In sentiment classification tasks, AMTE’s adaptive hyper-modal exchange fusion module, context learning module, and cross-modal exchange fusion module all play crucial roles. To investigate the impact of different modules, this section conducted comparative experiments on the MOSEI and SIMS datasets, with the results shown in Table 5.

Removing the adaptive hyper-modal exchange fusion module results in the most significant performance decline, especially in accuracy and F1 score, with decreases of 1.19% and 1.15% on MOSEI, and 4.6% and 4.6% on the SIMS dataset, respectively. Removing the cross-modal exchange fusion module also leads to a decline in all metrics, indicating that this module deeply integrates the text modality and hyper-modal representation, forming a unified multimodal representation and improving overall performance. The adaptive hyper-modal exchange fusion module’s impact is the most significant, as it optimizes the exchange and integration of audio and visual modality information, unifies distribution differences between modalities, and effectively enhances the accuracy of sentiment analysis. Removing the context module on the MOSEI dataset results in a slight performance decline, revealing that historical context contributes to the granularity and overall performance of sentiment analysis.

Table 5 Effects of Different Modules.

Visualization of different representations

To study the effectiveness of the adaptive hyper-modal exchange fusion module, this section visualized the adaptive hyper-modal representation \(H_{hyper}^3\), audio representation \(H_a^1\), and visual representation \(H_v^1\) in a 3D feature space using t-SNE on the SIMS dataset, as shown in Figure 4.

The experiments show that there are modality distribution gaps between audio and visual features, as well as gaps within each modality. However, the hyper-modal representation learned through exchange with audio and visual features, dominated by the text modality, clusters within the same distribution. This indicates that the hyper-modal representation can reduce inter-modal and intra-modal distribution differences between audio and visual representations, exhibiting higher compatibility and reducing the difficulty of subsequent exchange fusion.

Fig. 4
figure 4

Visualization of different representations in 3D space by using t-SNE.

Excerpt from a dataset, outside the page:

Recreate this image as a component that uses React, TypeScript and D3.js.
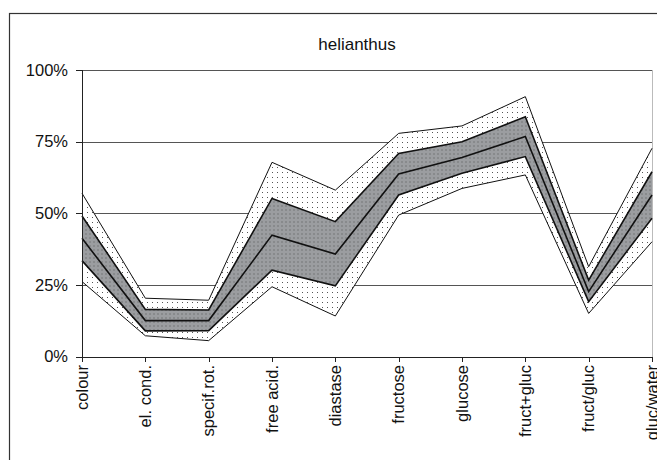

Effects of different hyperparameters

The AMTE model incorporates two key hyperparameters: the exchange ratio controller \(\phi\) and the cross-modal fusion depth, denoted as Depth. The hyperparameter \(\phi \in [0, 1]\) determines the threshold for token exchange within both the Hyper-modal Exchange Fusion Module and the Cross-Modal Exchange Fusion Module, effectively controlling the proportion of tokens selected for feature supplementation based on their attention scores relative to the 0th token. Depth specifies the number of layers employed in the Cross-Modal Exchange Fusion Module. To investigate the sensitivity of AMTE to these parameters, we conducted experiments on the MOSEI dataset by varying \(\phi\) and Depth. The results are presented in Figure 5.

The experimental findings indicate that optimal performance is achieved when \(\phi\) is set to 0.2 and Depth is set to 3. A suboptimal value of \(\phi\) (i.e., too low) prevents sufficient supplementation for tokens carrying weak emotional cues, as fewer tokens meet the exchange threshold. Conversely, an excessively high \(\phi\) leads to the replacement of a larger fraction of tokens, potentially overwriting valuable modality-specific features with information from other modalities, which can be detrimental. Regarding Depth, a smaller value limits the extent of interaction and learning between the language modality and the hyper-modal representation within the cross-modal fusion stage. Conversely, increasing the Depth beyond the optimal value introduces computational redundancy without yielding further performance gains, potentially leading to overfitting or performance degradation.

Fig. 5
figure 5

Hyperparameter Sensitivity Analysis on MOSEI.

Conclution

Addressing the core challenges of modal distribution differences, inefficient cross-modal interaction, and insufficient contextual modeling in multimodal sentiment analysis, this paper proposes an Adaptive Multimodal Transformer based on Exchanging (AMTE) model. This model utilizes an innovative exchange fusion mechanism to enhance cross-modal local features through dynamic feature compensation, while preserving the specificity of each modality. Firstly, redundant information and noise in each modality’s features are removed through an embedding module. In the adaptive hyper-modal exchange fusion module, AMTE generates a distribution-consistent hyper-modal representation by exchanging and fusing multi-level text features with visual and audio modalities, effectively reducing distribution differences between modalities. In the cross-modal exchange fusion stage, the language modality dominates the integration of emotional information, and the accuracy of sentiment analysis is improved by combining contextual information. Experimental results demonstrate that AMTE performs excellently in sentiment classification tasks on multiple multimodal sentiment datasets such as MOSEI, MOSI, and SIMS, significantly outperforming existing baseline models. This proves the effectiveness of AMTE in improving the efficiency of cross-modal information fusion and enhancing the understanding of emotional expressions.